In Flames-I, The Mask

The story of In Flames is really the story of two distinct bands.  On the one hand, you have the early era In Flames who was one of the touchstones of the Gothenburg melodic death metal sound.  This band was heavily influenced by Iron Maiden and the remainder of the NWOBHM movement and used that building block sound of twin leads to craft a beloved sub-genre of death metal.  The traditionalists have never been able to move past the classic albums of this era of In Flames.  On the other hand, you have the modern era In Flames.  This In Flames is characterized by more of an New Wave of American Heavy Metal.  I guess at this point you can only marginally characterize In Flames as a purely death metal band as they have incorporated elements of deathcore and even some slightly alternative metal elements to their songs.  It seems as though people come down in one of the two camps and there isn’t much crossover amongst the fans of the two distinct eras of this band

I find myself kind of torn with this band because I was such a huge fan of their early period.  However, I do actually like quite a few of the latter era albums.  I think you really have to view them as a completely different band these days and just forget that they are the same band that created Subterranean and The Jester Race.  Taking their new material simply as it is without any reference to what came prior helps me judge the new material on its own merits.  And some of the new stuff is decent.  It’s still a little more in the alternative metal vein than I normally like, but it’s still metal.

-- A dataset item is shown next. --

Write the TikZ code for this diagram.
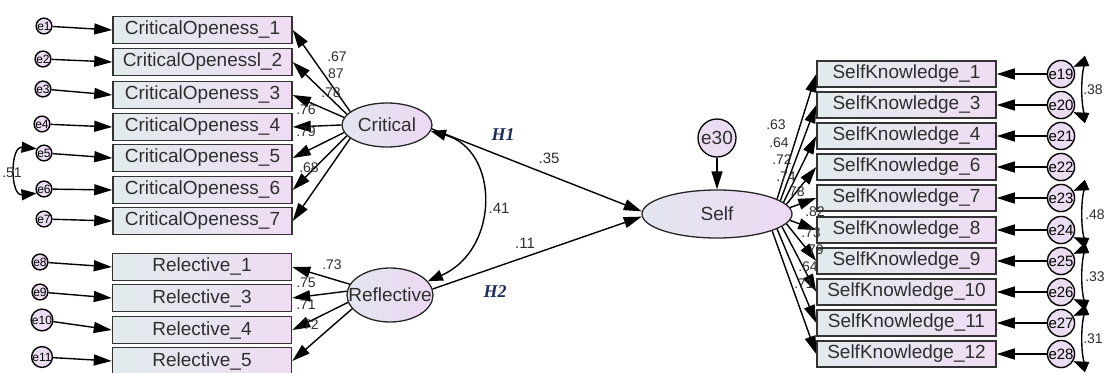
\documentclass[tikz,border=0pt]{standalone}
\usepackage{fontspec}
\setmainfont{Liberation Sans}
\newfontfamily\hfont{Liberation Serif}
\usetikzlibrary{arrows.meta,shapes.geometric}
\definecolor{boxL}{HTML}{E2EBEE}
\definecolor{boxR}{HTML}{EFDCF3}
\definecolor{ellL}{HTML}{E3E6F0}
\definecolor{ellR}{HTML}{EDD8F2}
\definecolor{errF}{HTML}{EBDDF1}
\definecolor{txt}{HTML}{2E2E2E}
\definecolor{hcol}{HTML}{1C2B5E}
\definecolor{edge}{HTML}{333333}
\begin{document}
\begin{tikzpicture}[x=1pt,y=-1pt,
  obs/.style={draw=edge, line width=1.5pt, left color=boxL, right color=boxR,
    minimum width=179pt, minimum height=27pt, inner sep=0pt,
    font=\fontsize{19}{19}\selectfont, text=txt},
  lat/.style={ellipse, draw=black!85, line width=1.3pt, left color=ellL, right color=ellR, inner sep=0pt},
  lattxt/.style={font=\fontsize{19}{19}\selectfont, text=txt, inner sep=0pt},
  err/.style={circle, draw=black, line width=1.4pt, fill=errF, inner sep=0pt,
    minimum size=15pt, font=\fontsize{12}{12}\selectfont, text=black},
  errR/.style={err, minimum size=20pt, font=\fontsize{15}{15}\selectfont},
  arr/.style={-{Triangle[length=18pt,width=11pt]}, line width=1.4pt},
  cov/.style={{Triangle[length=15pt,width=11pt]}-{Triangle[length=15pt,width=11pt]}, line width=1.4pt},
  lbl/.style={font=\fontsize{14}{14}\selectfont, text=txt, inner sep=0pt},
  plbl/.style={font=\fontsize{15}{15}\selectfont, text=txt, inner sep=0pt},
  hyp/.style={font=\fontsize{18}{18}\hfont\bfseries\itshape, text=hcol, inner sep=0pt}]
\useasboundingbox (0,0) rectangle (1105,372);

% left observed boxes
\node[obs] (co1) at (202.5,30) {CriticalOpeness\_1};
\node[obs] (co2) at (202.5,62) {CriticalOpenessl\_2};
\node[obs] (co3) at (202.5,95) {CriticalOpeness\_3};
\node[obs] (co4) at (202.5,127) {CriticalOpeness\_4};
\node[obs] (co5) at (202.5,158) {CriticalOpeness\_5};
\node[obs] (co6) at (202.5,190) {CriticalOpeness\_6};
\node[obs] (co7) at (202.5,221) {CriticalOpeness\_7};
\node[obs] (r1) at (202,267) {Relective\_1};
\node[obs] (r3) at (202,298) {Relective\_3};
\node[obs] (r4) at (202,330) {Relective\_4};
\node[obs] (r5) at (202,361) {Relective\_5};

% left errors
\node[err] (e1) at (44,26) {e1};
\node[err] (e2) at (43,59) {e2};
\node[err] (e3) at (43,89) {e3};
\node[err] (e4) at (42,124) {e4};
\node[err] (e5) at (44,153) {e5};
\node[err] (e6) at (44,189) {e6};
\node[err] (e7) at (44,219) {e7};
\node[err] (e8) at (40,262) {e8};
\node[err] (e9) at (40,292) {e9};
\node[err] (e10) at (42,320) {e10};
\node[err] (e11) at (42,357) {e11};
\foreach \e/\b in {e1/co1,e2/co2,e3/co3,e4/co4,e5/co5,e6/co6,e7/co7,e8/r1,e9/r3,e10/r4,e11/r5}
  \draw[arr] (\e) -- (\b.west);
\draw[cov] (e5.150) .. controls (10,146) and (10,196) .. (e6.-150);
\node[lbl] at (12,173) {.51};

% latent variables
\node[lat, minimum width=90pt, minimum height=44pt] (crit) at (387,125) {};
\node[lattxt] at (crit.center) {Critical};
\node[lat, minimum width=86pt, minimum height=54pt] (refl) at (390,295) {};
\node[lattxt] at (refl.center) {Reflective};
\node[lat, minimum width=150pt, minimum height=48pt] (self) at (717,214) {};
\node[lattxt] at (self.center) {Self};
\node[circle, draw=black, line width=1.3pt, fill=errF, minimum size=38pt, inner sep=0pt,
  font=\fontsize{19}{19}\selectfont, text=txt] (e30) at (717,138) {e30};
\draw[arr] (e30) -- (self.north);

% Critical loadings
\foreach \a/\b in {160/co1,165/co2,170/co3,180/co4,190/co5,195/co6,200/co7}
  \draw[arr] (crit.\a) -- (\b.east);
\node[lbl] at (337,57) {.67};
\node[lbl] at (334,74) {.87};
\node[lbl] at (331,93) {.78};
\node[lbl] at (306,110) {.76};
\node[lbl] at (306,132) {.79};
\node[lbl] at (309,168) {.68};

% Reflective loadings
\foreach \a/\b in {165/r1,175/r3,190/r4,200/r5}
  \draw[arr] (refl.\a) -- (\b.east);
\node[lbl] at (332,265) {.73};
\node[lbl] at (306,283) {.75};
\node[lbl] at (306,305) {.71};
\node[lbl] at (309,325) {.72};

% structural paths
\draw[arr] (crit.-5) -- (self.178);
\draw[arr] (refl.8) -- (self.182);
\draw[cov] (crit.-8) .. controls (500,150) and (500,250) .. (refl.20);
\node[plbl] at (549,158) {.35};
\node[plbl] at (499,208) {.41};
\node[plbl] at (525,243) {.11};
\node[hyp] at (503,135) {H1};
\node[hyp] at (495,292) {H2};

% right observed boxes
\node[obs, minimum height=26pt] (sk1) at (906.5,74) {SelfKnowledge\_1};
\node[obs, minimum height=26pt] (sk3) at (906.5,105) {SelfKnowledge\_3};
\node[obs, minimum height=26pt] (sk4) at (906.5,136) {SelfKnowledge\_4};
\node[obs, minimum height=26pt] (sk6) at (906.5,167) {SelfKnowledge\_6};
\node[obs, minimum height=26pt] (sk7) at (906.5,198) {SelfKnowledge\_7};
\node[obs, minimum height=26pt] (sk8) at (906.5,230) {SelfKnowledge\_8};
\node[obs, minimum height=26pt] (sk9) at (906.5,261) {SelfKnowledge\_9};
\node[obs, minimum height=26pt] (sk10) at (906.5,292) {SelfKnowledge\_10};
\node[obs, minimum height=26pt] (sk11) at (906.5,323) {SelfKnowledge\_11};
\node[obs, minimum height=26pt] (sk12) at (906.5,354) {SelfKnowledge\_12};

\foreach \a/\b in {14/sk1,12/sk3,10/sk4,8/sk6,5/sk7,-5/sk8,-8/sk9,-11/sk10,-14/sk11,-17/sk12}
  \draw[arr] (self.\a) -- (\b.west);
\node[lbl] at (776,125) {.63};
\node[lbl] at (779,143) {.64};
\node[lbl] at (782,160) {.72};
\node[lbl] at (786,177) {.74};
\node[lbl] at (795,192) {.78};
\node[lbl] at (815,212) {.82};
\node[lbl] at (811,233) {.73};
\node[lbl] at (814,250) {.79};
\node[lbl] at (808,267) {.64};
\node[lbl] at (804,284) {.71};

% right errors
\foreach \n/\y/\b in {19/74/sk1,20/105/sk3,21/136/sk4,22/167/sk6,23/198/sk7,24/230/sk8,25/261/sk9,26/292/sk10,27/323/sk11,28/354/sk12}{
  \node[errR] (e\n) at (1061,\y) {e\n};
  \draw[arr] (e\n) -- (\b.east);
}
\draw[cov] (e19.30) .. controls (1080,64) and (1080,115) .. (e20.-30);
\draw[cov] (e23.30) .. controls (1080,188) and (1080,240) .. (e24.-30);
\draw[cov] (e25.30) .. controls (1080,251) and (1080,302) .. (e26.-30);
\draw[cov] (e27.30) .. controls (1080,313) and (1080,364) .. (e28.-30);
\node[lbl] at (1093,90) {.38};
\node[lbl] at (1095,215) {.48};
\node[lbl] at (1095,277) {.33};
\node[lbl] at (1093,339) {.31};
\end{tikzpicture}
\end{document}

The new album continues In Flames embracing their new sound.  Vocalist Anders Friden is still moving away more and more from his trademark scream and is singing the choruses of most of the songs in his normal singing voice.  I kind of hate this because he really has one of the best sounding death metal screams in the game.  I’m honestly not entirely sure why so many people get downright angry with In Flames’ new sound.  The new album still has plenty of very aggressive guitar work and it is still really heavy overall.  It’s just different.  That being said, the new album’s material is sub-par compared to a lot of the albums in their new era.  It feels like the first part of the album contains the strongest material and then the remainder of the album sort of limps to the finish line.  I really feel like this is one of those albums that would have benefited from the dropping of three or four of the songs from the final cut.  There is just too much filler on this album for it to be considered a really strong album.  It’s not bad, but it’s not good either.  Just kind of an average effort.